▶ **Directions**
Beginning with the first line below, please repeat the material exactly, ending with the line that includes "const minorMultipliers = [2, 3, 4, 5, 6, 7, 8, 9];".
------------------------------------
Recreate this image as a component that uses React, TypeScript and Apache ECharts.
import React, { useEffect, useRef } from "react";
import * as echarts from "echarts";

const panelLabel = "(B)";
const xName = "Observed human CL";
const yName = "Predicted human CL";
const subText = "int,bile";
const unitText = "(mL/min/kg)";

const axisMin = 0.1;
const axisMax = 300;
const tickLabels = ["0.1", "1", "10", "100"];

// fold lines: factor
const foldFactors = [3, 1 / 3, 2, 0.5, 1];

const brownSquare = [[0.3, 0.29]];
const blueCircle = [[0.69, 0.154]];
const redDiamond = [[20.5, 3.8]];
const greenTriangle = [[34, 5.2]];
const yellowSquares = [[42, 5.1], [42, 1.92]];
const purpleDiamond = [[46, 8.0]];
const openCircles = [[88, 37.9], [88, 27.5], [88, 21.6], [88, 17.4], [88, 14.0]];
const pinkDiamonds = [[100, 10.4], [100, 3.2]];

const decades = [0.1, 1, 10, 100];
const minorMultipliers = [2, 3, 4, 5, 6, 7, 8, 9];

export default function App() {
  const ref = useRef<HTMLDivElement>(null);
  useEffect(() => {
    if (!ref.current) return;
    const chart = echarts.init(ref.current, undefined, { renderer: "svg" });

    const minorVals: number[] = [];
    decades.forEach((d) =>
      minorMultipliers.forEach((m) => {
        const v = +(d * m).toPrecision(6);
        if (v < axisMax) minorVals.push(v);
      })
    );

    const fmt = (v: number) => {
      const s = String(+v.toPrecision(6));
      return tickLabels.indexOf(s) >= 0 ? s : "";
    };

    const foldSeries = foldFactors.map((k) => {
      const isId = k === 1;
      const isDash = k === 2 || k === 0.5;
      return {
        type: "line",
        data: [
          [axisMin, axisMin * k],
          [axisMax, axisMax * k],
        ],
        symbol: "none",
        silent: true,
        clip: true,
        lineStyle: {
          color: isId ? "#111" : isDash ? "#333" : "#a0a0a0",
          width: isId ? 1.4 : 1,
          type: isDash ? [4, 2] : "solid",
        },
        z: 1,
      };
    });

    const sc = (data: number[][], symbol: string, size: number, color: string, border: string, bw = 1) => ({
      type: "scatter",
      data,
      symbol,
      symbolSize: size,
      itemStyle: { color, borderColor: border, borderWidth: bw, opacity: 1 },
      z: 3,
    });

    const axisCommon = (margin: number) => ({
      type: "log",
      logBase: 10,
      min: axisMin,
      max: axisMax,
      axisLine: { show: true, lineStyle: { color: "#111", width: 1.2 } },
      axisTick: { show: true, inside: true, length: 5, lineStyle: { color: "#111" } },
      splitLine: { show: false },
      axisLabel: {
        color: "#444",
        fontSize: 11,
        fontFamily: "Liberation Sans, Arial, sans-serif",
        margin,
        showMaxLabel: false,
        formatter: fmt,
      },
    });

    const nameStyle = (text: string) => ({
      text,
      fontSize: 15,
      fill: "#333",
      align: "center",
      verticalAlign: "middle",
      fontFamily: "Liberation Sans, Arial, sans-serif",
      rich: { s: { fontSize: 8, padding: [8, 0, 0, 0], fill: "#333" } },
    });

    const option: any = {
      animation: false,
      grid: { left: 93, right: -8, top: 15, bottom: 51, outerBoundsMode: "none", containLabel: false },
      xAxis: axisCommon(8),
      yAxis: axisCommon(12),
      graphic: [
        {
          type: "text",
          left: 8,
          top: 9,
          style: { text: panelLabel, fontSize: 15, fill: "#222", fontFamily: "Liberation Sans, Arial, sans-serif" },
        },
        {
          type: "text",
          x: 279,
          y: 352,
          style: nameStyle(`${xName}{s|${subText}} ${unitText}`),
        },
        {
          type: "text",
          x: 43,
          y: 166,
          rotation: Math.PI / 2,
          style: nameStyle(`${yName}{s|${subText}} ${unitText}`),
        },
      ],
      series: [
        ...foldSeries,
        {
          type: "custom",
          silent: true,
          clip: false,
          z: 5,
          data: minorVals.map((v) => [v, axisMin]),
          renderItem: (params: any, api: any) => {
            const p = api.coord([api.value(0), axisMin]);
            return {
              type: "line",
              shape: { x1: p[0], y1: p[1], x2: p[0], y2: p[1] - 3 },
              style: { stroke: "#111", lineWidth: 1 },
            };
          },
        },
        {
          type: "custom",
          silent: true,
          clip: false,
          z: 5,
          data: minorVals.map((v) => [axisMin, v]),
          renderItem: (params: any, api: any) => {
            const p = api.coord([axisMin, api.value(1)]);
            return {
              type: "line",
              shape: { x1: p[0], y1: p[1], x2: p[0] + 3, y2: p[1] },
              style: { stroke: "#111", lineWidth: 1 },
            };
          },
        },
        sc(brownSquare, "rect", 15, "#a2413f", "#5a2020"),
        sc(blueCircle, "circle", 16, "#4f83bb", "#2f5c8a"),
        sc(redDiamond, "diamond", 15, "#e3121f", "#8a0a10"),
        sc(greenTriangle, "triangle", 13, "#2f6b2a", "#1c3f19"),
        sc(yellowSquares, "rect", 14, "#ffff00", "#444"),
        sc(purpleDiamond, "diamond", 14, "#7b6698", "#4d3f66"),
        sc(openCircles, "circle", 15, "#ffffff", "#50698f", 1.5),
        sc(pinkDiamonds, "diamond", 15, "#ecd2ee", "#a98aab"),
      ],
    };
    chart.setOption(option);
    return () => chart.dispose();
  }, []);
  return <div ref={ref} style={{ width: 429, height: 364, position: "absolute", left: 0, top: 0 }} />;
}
------------------------------------
▶ **Written answer**
Recreate this image as a component that uses React, TypeScript and Apache ECharts.
import React, { useEffect, useRef } from "react";
import * as echarts from "echarts";

const panelLabel = "(B)";
const xName = "Observed human CL";
const yName = "Predicted human CL";
const subText = "int,bile";
const unitText = "(mL/min/kg)";

const axisMin = 0.1;
const axisMax = 300;
const tickLabels = ["0.1", "1", "10", "100"];

// fold lines: factor
const foldFactors = [3, 1 / 3, 2, 0.5, 1];

const brownSquare = [[0.3, 0.29]];
const blueCircle = [[0.69, 0.154]];
const redDiamond = [[20.5, 3.8]];
const greenTriangle = [[34, 5.2]];
const yellowSquares = [[42, 5.1], [42, 1.92]];
const purpleDiamond = [[46, 8.0]];
const openCircles = [[88, 37.9], [88, 27.5], [88, 21.6], [88, 17.4], [88, 14.0]];
const pinkDiamonds = [[100, 10.4], [100, 3.2]];

const decades = [0.1, 1, 10, 100];
const minorMultipliers = [2, 3, 4, 5, 6, 7, 8, 9];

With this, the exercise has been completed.